The Multnomah County Board of Commissioners approved a plan to proceed with retrofitting a vacant building on Southeast Sandy Boulevard to turn it into a deflection center where people arrested for drug possession can go if they agree to take steps toward treatment.

The vote, following hours of testimony and debate, was 3–2. County Chair Jessica Vega Pederson voted for the plan, along with Commissioners Jesse Beason and Lori Stegmann. Commissioners Sharon Meieran and Julia Brim Edwards voted against.

“We have a building that needs building,” Beason said during the debate.

Construction is expected to cost as much as $2 million. The vote was one of the few chances for commissioners to determine the fate of the deflection center, plans for which are being worked out in closed-door meetings among County Chair Jessica Vega Pederson, District Attorney Mike Schmidt, DA-elect Nathan Vasquez, Portland Police Chief Bob Day, and others.

Residents of the Buckman neighborhood, where the center will be located, used public testimony time to rail against the plan, calling it dangerous and incomplete. Many of the people opposing the plan were parents of children at Escuela Viva, a preschool a block and a half away from the site of the deflection center.

“I am deeply concerned that without a rigorous plan in place, opening the center will invite a flood of fentanyl use and sale into the blocks immediately surrounding the center, including the sidewalks adjacent to the Escuela Viva parking lot and playground,” said David Watnick, the parent of a 3-year-old at the school. “I lose sleep at night worrying about the safety of my children, fearful that they might inadvertently ingest fentanyl while playing outside at school after the deflection center opens.”

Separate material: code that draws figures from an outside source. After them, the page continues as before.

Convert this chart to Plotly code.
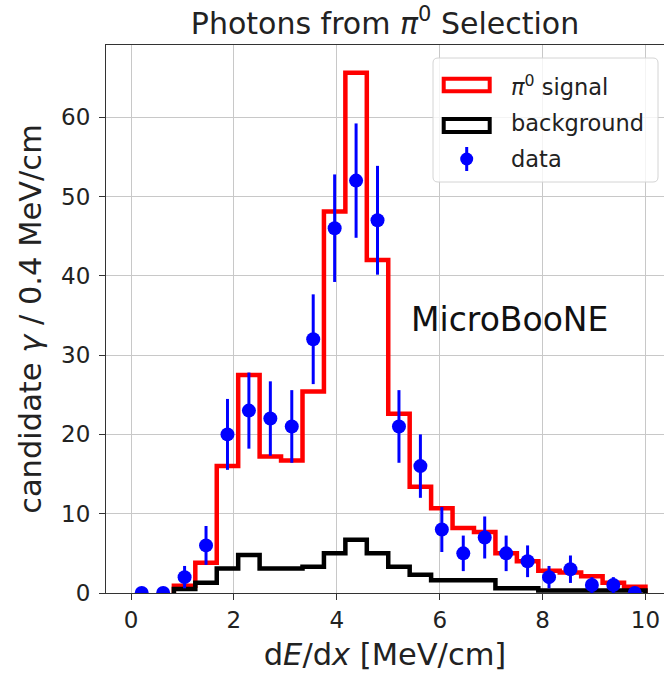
import numpy as np
import plotly.graph_objects as go

# ---------------- data ----------------
bin_edges = np.linspace(0.0, 10.0, 25)            # 24 bins
bin_centers = 0.5 * (bin_edges[:-1] + bin_edges[1:])

signal = [0, 0, 0.9, 3.8, 16.0, 27.5, 17.2, 16.7, 25.4, 48.1, 65.6, 42.0,
          22.6, 13.4, 10.7, 8.2, 7.7, 5.0, 4.0, 2.8, 2.6, 2.1, 1.3, 0.8]
background = [0, 0, 0.5, 1.3, 3.1, 4.8, 3.1, 3.1, 3.3, 5.0, 6.7, 5.0,
              3.3, 2.3, 1.6, 1.6, 1.6, 0.6, 0.6, 0.3, 0.3, 0.3, 0.3, 0.3]
data_counts = [0, 0, 2, 6, 20, 23, 22, 21, 32, 46, 52, 47,
               21, 16, 8, 5, 7, 5, 4, 2, 3, 1, 1, 0]
data_err = [0, 0, 1.41, 2.45, 4.47, 4.80, 4.69, 4.58, 5.66, 6.78, 7.21, 6.86,
            4.58, 4.00, 2.83, 2.24, 2.65, 2.24, 2.00, 1.41, 1.73, 1.00, 1.00, 0]

x_ticks = [0, 2, 4, 6, 8, 10]
y_ticks = [0, 10, 20, 30, 40, 50, 60]

FONT = "DejaVu Sans"


def step_outline(edges, vals, start=2):
    xs = [edges[start]] + list(edges[start:])
    ys = [0] + list(vals[start:]) + [0]
    return xs, ys


fig = go.Figure()

sx, sy = step_outline(bin_edges, signal)
fig.add_trace(go.Scatter(x=sx, y=sy, mode="lines", line=dict(color="#ff0000", width=4.5, shape="hv"),
                         showlegend=False, cliponaxis=True))
bx, by = step_outline(bin_edges, background)
fig.add_trace(go.Scatter(x=bx, y=by, mode="lines", line=dict(color="#000000", width=4.5, shape="hv"),
                         showlegend=False, cliponaxis=True))
fig.add_trace(go.Scatter(x=bin_centers, y=data_counts, mode="markers",
                         marker=dict(color="#0000ff", size=14),
                         error_y=dict(type="data", array=data_err, visible=True,
                                      color="#0000ff", thickness=3, width=0),
                         showlegend=False, cliponaxis=True))

# ---------------- layout ----------------
L, R, T, B = 106, 0, 45, 82
W, H = 664, 675
pw, ph = W - L - R, H - T - B


def px(x):
    return (x - L) / pw


def py(y):
    return (H - B - y) / ph


shapes = []
# legend box (rounded)
x0, x1, y0, y1, r = 433, 658, 58, 182, 5
path = (f"M {px(x0 + r)},{py(y0)} L {px(x1 - r)},{py(y0)} Q {px(x1)},{py(y0)} {px(x1)},{py(y0 + r)} "
        f"L {px(x1)},{py(y1 - r)} Q {px(x1)},{py(y1)} {px(x1 - r)},{py(y1)} "
        f"L {px(x0 + r)},{py(y1)} Q {px(x0)},{py(y1)} {px(x0)},{py(y1 - r)} "
        f"L {px(x0)},{py(y0 + r)} Q {px(x0)},{py(y0)} {px(x0 + r)},{py(y0)} Z")
shapes.append(dict(type="path", path=path, xref="paper", yref="paper",
                   fillcolor="rgba(255,255,255,0.8)", line=dict(color="#d4d4d4", width=1), layer="above"))
# legend icons
shapes.append(dict(type="rect", xref="paper", yref="paper", x0=px(443.7), x1=px(489.7), y0=py(78.7), y1=py(91.3),
                   line=dict(color="#ff0000", width=4), fillcolor="rgba(0,0,0,0)", layer="above"))
shapes.append(dict(type="rect", xref="paper", yref="paper", x0=px(443.7), x1=px(489.7), y0=py(119), y1=py(132),
                   line=dict(color="#000000", width=4), fillcolor="rgba(0,0,0,0)", layer="above"))
shapes.append(dict(type="line", xref="paper", yref="paper", x0=px(466.7), x1=px(466.7), y0=py(147), y1=py(171),
                   line=dict(color="#0000ff", width=3), layer="above"))
rad = 6.5
shapes.append(dict(type="circle", xref="paper", yref="paper", x0=px(466.7 - rad), x1=px(466.7 + rad),
                   y0=py(159 - rad), y1=py(159 + rad), line=dict(color="#0000ff", width=0),
                   fillcolor="#0000ff", layer="above"))

annotations = [
    dict(text="<i>π</i><sup>0</sup> signal", x=px(509), y=py(85), xref="paper", yref="paper",
         xanchor="left", yanchor="middle", showarrow=False, font=dict(family=FONT, size=22.5, color="#222")),
    dict(text="background", x=px(509), y=py(123), xref="paper", yref="paper",
         xanchor="left", yanchor="middle", showarrow=False, font=dict(family=FONT, size=22.5, color="#222")),
    dict(text="data", x=px(509), y=py(159), xref="paper", yref="paper",
         xanchor="left", yanchor="middle", showarrow=False, font=dict(family=FONT, size=22.5, color="#222")),
    dict(text="MicroBooNE", x=px(409), y=py(319), xref="paper", yref="paper",
         xanchor="left", yanchor="middle", showarrow=False, font=dict(family=FONT, size=33, color="#111")),
]

fig.update_layout(
    width=W, height=H,
    margin=dict(l=L, r=R, t=T, b=B, autoexpand=False),
    paper_bgcolor="white", plot_bgcolor="white",
    font=dict(family=FONT, color="#222"),
    title=dict(text="Photons from <i>π</i><sup>0</sup> Selection", x=0.5, xref="paper", xanchor="center",
               y=1 - 23 / H, yref="container", yanchor="middle", font=dict(family=FONT, size=30, color="#222")),
    shapes=shapes,
    annotations=annotations,
)

fig.update_xaxes(range=[-0.486, 10.36], tickvals=x_ticks, ticktext=[str(v) for v in x_ticks],
                 automargin=False,
                 showgrid=True, gridcolor="#c8c8c8", gridwidth=1, zeroline=False,
                 showline=True, linecolor="#333", linewidth=1.2, mirror=True,
                 ticks="outside", ticklen=6, tickcolor="#333",
                 tickfont=dict(family=FONT, size=23, color="#222"),
                 title=dict(text="d<i>E</i>/d<i>x</i> [MeV/cm]", font=dict(family=FONT, size=30.5, color="#222"),
                            standoff=11))
fig.update_yaxes(range=[0, 69.1], tickvals=y_ticks, ticktext=[str(v) for v in y_ticks],
                 automargin=False,
                 showgrid=True, gridcolor="#c8c8c8", gridwidth=1, zeroline=False,
                 showline=True, linecolor="#333", linewidth=1.2, mirror=False,
                 ticks="outside", ticklen=6, tickcolor="#333", ticklabelstandoff=4,
                 tickfont=dict(family=FONT, size=23, color="#222"),
                 title=dict(text="candidate <i>γ</i> / 0.4 MeV/cm", font=dict(family=FONT, size=30.5, color="#222"),
                            standoff=10))

fig.write_html("out.html", config={"displayModeBar": False},
               post_script="document.body.style.margin='0px';document.body.style.padding='0px';")
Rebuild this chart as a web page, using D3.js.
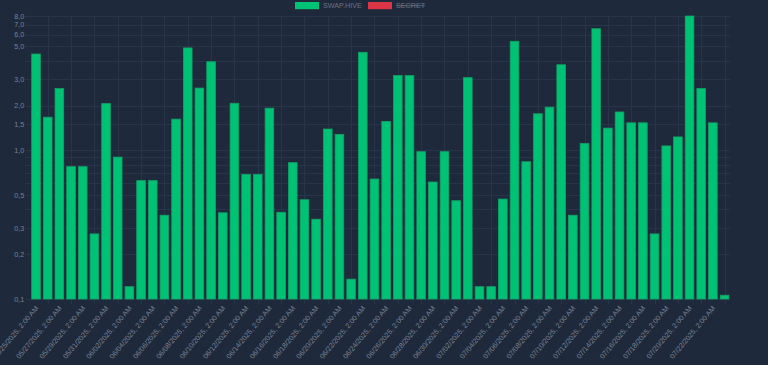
<!DOCTYPE html>
<html>
<head>
<meta charset="utf-8">
<script src="https://cdn.jsdelivr.net/npm/d3@7"></script>
<style>
  html, body { margin: 0; padding: 0; background: #1e293b; }
  svg { display: block; }
</style>
</head>
<body>
<svg class="bar_chart"></svg>
<script>
// days shown on the category axis (all at 2:00 AM)
const days = [
  '05/25', '05/26', '05/27', '05/28', '05/29', '05/30', '05/31',
  '06/01', '06/02', '06/03', '06/04', '06/05', '06/06', '06/07', '06/08', '06/09', '06/10',
  '06/11', '06/12', '06/13', '06/14', '06/15', '06/16', '06/17', '06/18', '06/19', '06/20',
  '06/21', '06/22', '06/23', '06/24', '06/25', '06/26', '06/27', '06/28', '06/29', '06/30',
  '07/01', '07/02', '07/03', '07/04', '07/05', '07/06', '07/07', '07/08', '07/09', '07/10',
  '07/11', '07/12', '07/13', '07/14', '07/15', '07/16', '07/17', '07/18', '07/19', '07/20',
  '07/21', '07/22', '07/23'
];

// SWAP.HIVE series
const swapHive = [
  4.44, 1.67, 2.60, 0.776, 0.776, 0.274, 2.06, 0.90, 0.121, 0.625,
  0.625, 0.366, 1.62, 4.88, 2.62, 3.94, 0.380, 2.07, 0.689, 0.689,
  1.92, 0.383, 0.826, 0.465, 0.344, 1.39, 1.28, 0.136, 4.56, 0.641,
  1.56, 3.18, 3.18, 0.979, 0.612, 0.979, 0.458, 3.08, 0.121, 0.121,
  0.470, 5.41, 0.838, 1.76, 1.95, 3.76, 0.366, 1.11, 6.57, 1.41,
  1.81, 1.53, 1.53, 0.274, 1.07, 1.23, 8.0, 2.60, 1.53, 0.106
];

// log ticks, only some of them get a label
const yTicks = [0.1, 0.2, 0.3, 0.4, 0.5, 0.6, 0.7, 0.8, 0.9, 1, 1.5, 2, 3, 4, 5, 6, 7, 8];
const yLabelled = [0.1, 0.2, 0.3, 0.5, 1, 1.5, 2, 3, 5, 6, 7, 8];

const legendItems = [
  { name: 'SWAP.HIVE', color: '#00c274', hidden: false },
  { name: 'SECRET', color: '#dc3545', hidden: true }
];

const config = {
  width: 768, height: 365,
  left: 30.2, right: 730.4, top: 16, bottom: 299,
  grid: '#273449', text: '#7b8494', font: '7.2px "Liberation Sans", Arial, sans-serif'
};

const svg = d3.select('.bar_chart')
  .attr('width', config.width)
  .attr('height', config.height)
  .style('background-color', '#1e293b')
  .style('font', config.font);

const x = d3.scaleBand()
  .domain(days)
  .range([config.left, config.right])
  .padding(0);

const y = d3.scaleLog()
  .domain([0.1, 8])
  .range([config.bottom, config.top]);

const bw = x.bandwidth();
const fmt = d3.format('.1f');

// horizontal grid
svg.append('g')
  .selectAll('line')
  .data(yTicks)
  .enter().append('line')
  .attr('x1', config.left - 5)
  .attr('x2', config.right)
  .attr('y1', d => Math.round(y(d)) + 0.5)
  .attr('y2', d => Math.round(y(d)) + 0.5)
  .style('stroke', config.grid)
  .style('stroke-width', 1);

// vertical grid sits between the labelled (every 2nd) categories
const gridDays = days.filter((d, i) => i % 2 === 1);
svg.append('g')
  .selectAll('line')
  .data(gridDays)
  .enter().append('line')
  .attr('x1', d => Math.round(x(d) + bw / 2) + 0.5)
  .attr('x2', d => Math.round(x(d) + bw / 2) + 0.5)
  .attr('y1', config.top)
  .attr('y2', config.bottom + 5)
  .style('stroke', config.grid)
  .style('stroke-width', 1);

// y axis labels
const yAxis = svg.append('g')
  .attr('transform', `translate(${config.left - 4},0)`)
  .call(d3.axisLeft(y)
    .tickValues(yLabelled)
    .tickSize(0)
    .tickPadding(2)
    .tickFormat(d => fmt(d).replace('.', ',')));
yAxis.select('.domain').remove();
yAxis.selectAll('text')
  .style('fill', config.text)
  .style('font', config.font);

// bars
svg.append('g')
  .selectAll('rect')
  .data(swapHive)
  .enter().append('rect')
  .attr('x', (d, i) => x(days[i]) + bw * 0.13)
  .attr('width', bw * 0.74)
  .attr('y', d => y(d))
  .attr('height', d => y(0.1) - y(d))
  .style('fill', '#00c274')
  .style('stroke', '#10a466')
  .style('stroke-width', 0.8);

// x labels on every 2nd day, rotated
svg.append('g')
  .selectAll('text')
  .data(days.filter((d, i) => i % 2 === 0))
  .enter().append('text')
  .attr('transform', d => `translate(${x(d) + bw / 2 + 1},${config.bottom + 8}) rotate(-50)`)
  .attr('text-anchor', 'end')
  .attr('dy', '0.32em')
  .style('fill', config.text)
  .text(d => `${d}/2025, 2:00 AM`);

// legend
const legend = svg.append('g').attr('class', 'legend');
const lx = [295, 368];
legendItems.forEach((item, i) => {
  legend.append('rect')
    .attr('x', lx[i]).attr('y', 2)
    .attr('width', 24).attr('height', 7.2)
    .style('fill', item.color);
  const t = legend.append('text')
    .attr('x', lx[i] + 28).attr('y', 5.6)
    .attr('dy', '0.35em')
    .style('fill', '#6b7383')
    .text(item.name);
  if (item.hidden) t.style('text-decoration', 'line-through');
});
</script>
</body>
</html>
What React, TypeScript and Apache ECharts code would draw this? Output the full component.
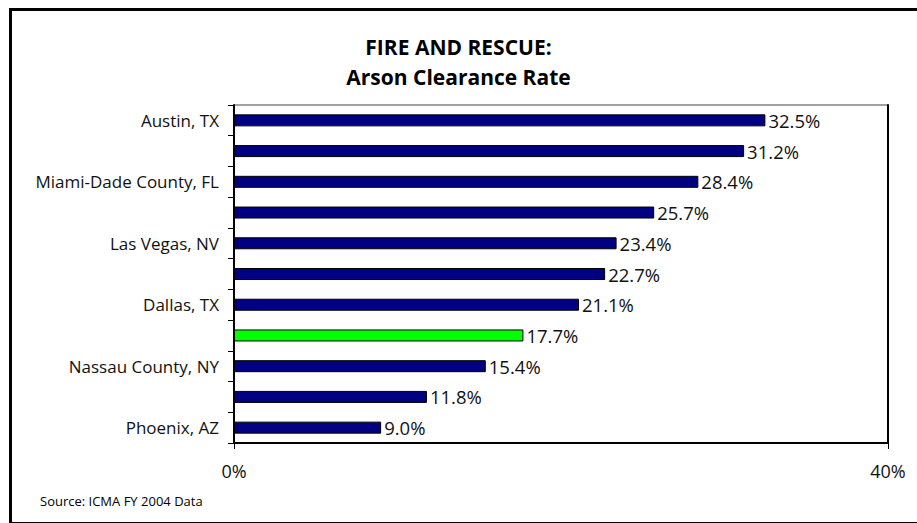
import React, { useEffect, useRef } from "react";
import * as echarts from "echarts";

const categories = [
  "Austin, TX",
  "",
  "Miami-Dade County, FL",
  "",
  "Las Vegas, NV",
  "",
  "Dallas, TX",
  "",
  "Nassau County, NY",
  "",
  "Phoenix, AZ",
];
const values = [32.5, 31.2, 28.4, 25.7, 23.4, 22.7, 21.1, 17.7, 15.4, 11.8, 9.0];
const highlightIndex = 7;
const titleLines = ["FIRE AND RESCUE:", "Arson Clearance Rate"];
const sourceText = "Source: ICMA FY 2004 Data";

const FONT = "'Open Sans', sans-serif";

export default function App() {
  const ref = useRef<HTMLDivElement>(null);
  useEffect(() => {
    if (!ref.current) return;
    const chart = echarts.init(ref.current, undefined, { renderer: "svg" });
    chart.setOption({
      animation: false,
      backgroundColor: "#fff",
      textStyle: { fontFamily: FONT },
      title: {
        text: titleLines.join("\n"),
        left: "center",
        top: 27,
        textStyle: { fontFamily: FONT, fontSize: 21, fontWeight: "bold", color: "#000", lineHeight: 30 },
      },
      graphic: [
        {
          type: "rect",
          left: 8,
          top: 7,
          shape: { x: 0, y: 0, width: 940, height: 514 },
          style: { fill: "none", stroke: "#000", lineWidth: 3 },
          silent: true,
        },
        {
          type: "text",
          left: 40,
          top: 494,
          style: { text: sourceText, font: `13px ${FONT}`, fill: "#000" },
        },
      ],
      grid: { left: 234, right: 29, top: 105, bottom: 80, show: true, borderColor: "#444", borderWidth: 1 },
      xAxis: {
        type: "value",
        min: 0,
        max: 40,
        interval: 40,
        splitLine: { show: false },
        axisLine: { show: true, lineStyle: { color: "#000", width: 2 } },
        axisTick: { show: true, length: 6, lineStyle: { color: "#000" } },
        axisLabel: { formatter: "{value}%", fontSize: 18, color: "#111", margin: 19, fontFamily: FONT },
      },
      yAxis: [
        {
          type: "category",
          inverse: true,
          data: categories,
          axisLine: { show: true, lineStyle: { color: "#000", width: 2 } },
          axisTick: { show: true, interval: 0, length: 6, lineStyle: { color: "#000" } },
          axisLabel: { interval: 0, fontSize: 17, color: "#111", margin: 15, fontFamily: FONT },
        },
        {
          type: "category",
          inverse: true,
          position: "right",
          data: categories,
          axisLine: { show: true, lineStyle: { color: "#000", width: 2 } },
          axisTick: { show: false },
          axisLabel: { show: false },
        },
      ],
      series: [
        {
          type: "bar",
          yAxisIndex: 0,
          barWidth: 12,
          data: values.map((v, i) => ({
            value: v,
            itemStyle: {
              color: i === highlightIndex ? "#00ff00" : "#000080",
              borderColor: "#000",
              borderWidth: 1,
            },
          })),
          label: {
            show: true,
            position: "right",
            distance: 3,
            formatter: (p: any) => p.value.toFixed(1) + "%",
            fontSize: 18.5,
            color: "#111",
            fontFamily: FONT,
          },
        },
      ],
    });
    return () => chart.dispose();
  }, []);
  return <div ref={ref} style={{ position: "fixed", left: 0, top: 0, width: 917, height: 523 }} />;
}
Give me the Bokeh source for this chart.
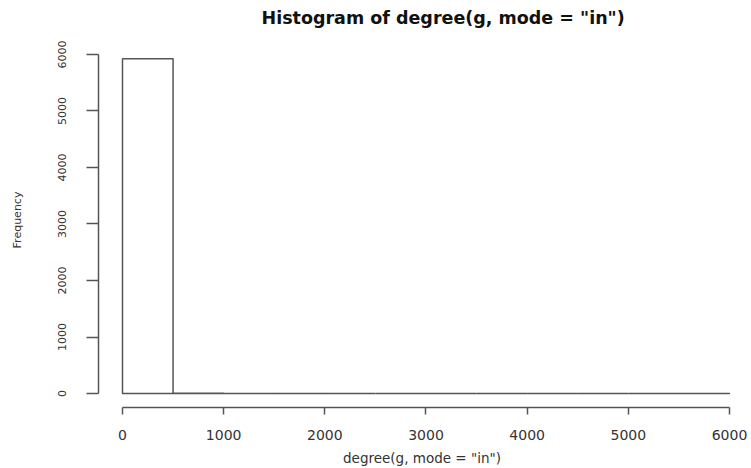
from bokeh.plotting import figure
from bokeh.models import FixedTicker, ColumnDataSource
from bokeh.embed import file_html
from bokeh.resources import INLINE

# Histogram bins (width 500) and frequencies
bin_left = [0, 500, 1000, 1500, 2000, 2500, 3000, 3500, 4000, 4500, 5000, 5500]
bin_right = [500, 1000, 1500, 2000, 2500, 3000, 3500, 4000, 4500, 5000, 5500, 6000]
counts = [5925, 3, 1, 1, 0, 0, 0, 0, 0, 0, 0, 1]

x_ticks = [0, 1000, 2000, 3000, 4000, 5000, 6000]
y_ticks = [0, 1000, 2000, 3000, 4000, 5000, 6000]

title_text = 'Histogram of degree(g, mode = "in")'
x_label = 'degree(g, mode = "in")'
y_label = "Frequency"

src = ColumnDataSource(dict(left=bin_left, right=bin_right, top=counts))

p = figure(width=751, height=468, output_backend="svg", toolbar_location=None,
           x_range=(-237.2, 6158.2), y_range=(-247, 6388.2),
           min_border_left=98, min_border_right=6, min_border_top=32,
           min_border_bottom=60)

p.quad(left="left", right="right", bottom=0, top="top", source=src,
       fill_color="white", line_color="#555555", line_width=1.5)

p.xgrid.visible = False
p.ygrid.visible = False
p.outline_line_color = None
p.background_fill_color = "white"
p.border_fill_color = "white"

axis_color = "#555555"
text_color = "#333333"

xa = p.xaxis[0]
xa.ticker = FixedTicker(ticks=x_ticks)
xa.bounds = (0, 6000)
xa.major_tick_out = 7
xa.major_tick_in = 0
xa.minor_tick_out = 0
xa.minor_tick_in = 0
xa.axis_line_color = axis_color
xa.axis_line_width = 1.5
xa.major_tick_line_color = axis_color
xa.major_tick_line_width = 1.5
xa.major_label_text_font = "DejaVu Sans"
xa.major_label_text_font_size = "14px"
xa.major_label_text_color = text_color
xa.major_label_standoff = 15
xa.axis_label = x_label
xa.axis_label_text_font = "DejaVu Sans"
xa.axis_label_text_font_size = "13.5px"
xa.axis_label_text_font_style = "normal"
xa.axis_label_text_color = text_color
xa.axis_label_standoff = 7

ya = p.yaxis[0]
ya.ticker = FixedTicker(ticks=y_ticks)
ya.bounds = (0, 6000)
ya.major_tick_out = 12
ya.major_tick_in = 0
ya.minor_tick_out = 0
ya.minor_tick_in = 0
ya.axis_line_color = axis_color
ya.axis_line_width = 1.5
ya.major_tick_line_color = axis_color
ya.major_tick_line_width = 1.5
ya.major_label_text_font = "DejaVu Sans"
ya.major_label_text_font_size = "11px"
ya.major_label_text_color = text_color
ya.major_label_orientation = "vertical"
ya.major_label_standoff = 20
ya.axis_label = y_label
ya.axis_label_text_font = "DejaVu Sans"
ya.axis_label_text_font_size = "11px"
ya.axis_label_text_font_style = "normal"
ya.axis_label_text_color = text_color
ya.axis_label_standoff = 32

p.title.text = title_text
p.title.text_font = "DejaVu Sans"
p.title.text_font_style = "bold"
p.title.text_font_size = "17.5px"
p.title.text_color = "#111111"
p.title.align = "left"
p.title.offset = 163
p.title.standoff = 10

open("out.html", "w").write(file_html(p, INLINE))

The Oregon Legislature introduced the term “deflection” in House Bill 4002, passed in March, which recriminalized possession of small amounts of drugs, overturning a central plank of Measure 110. As a condition of that, the Legislature asked counties to take steps to keep drug users out of the criminal justice system, as Measure 110 intended.

Recriminalization starts Sept. 1. The legislation sets no deadline for setting up deflection services, but Vega Pederson has said that the county intends to have some in place by then.

“Former Majority Leader Senator Kate Lieber, the co-chair of the HB 4002 committee, was very clear that she expected the county to be ready with such an option as soon as possible, because people are going to be arrested on Sept. 1 and they need a place to go,” a county spokesman said in an email.

Nor does the legislation require that a center be opened. Mobile units could intercept people who are willing to accept deflection in lieu of incarceration, Commissioner Meieran said.

That idea appealed to Buckman residents, who clapped for the proposal.

“When I heard about the plan to open a deflection center just 450 feet from our school, I was shocked,” said Miles Rooklyn, a parent of two children at Escuela Viva. “I urge the county board to delay the opening of the deflection center until a detailed operational plan, developed with authentic community involvement and input, can be approved.”

Chair Vega Pederson said she understood people’s concerns and assured residents that the county would look out for their safety and continue to tune the deflection plan.

“I understand the frustration with not having all the information we’d like to have as this moves forward,” Vega Pederson said. “You have my commitment to continue working with the community.”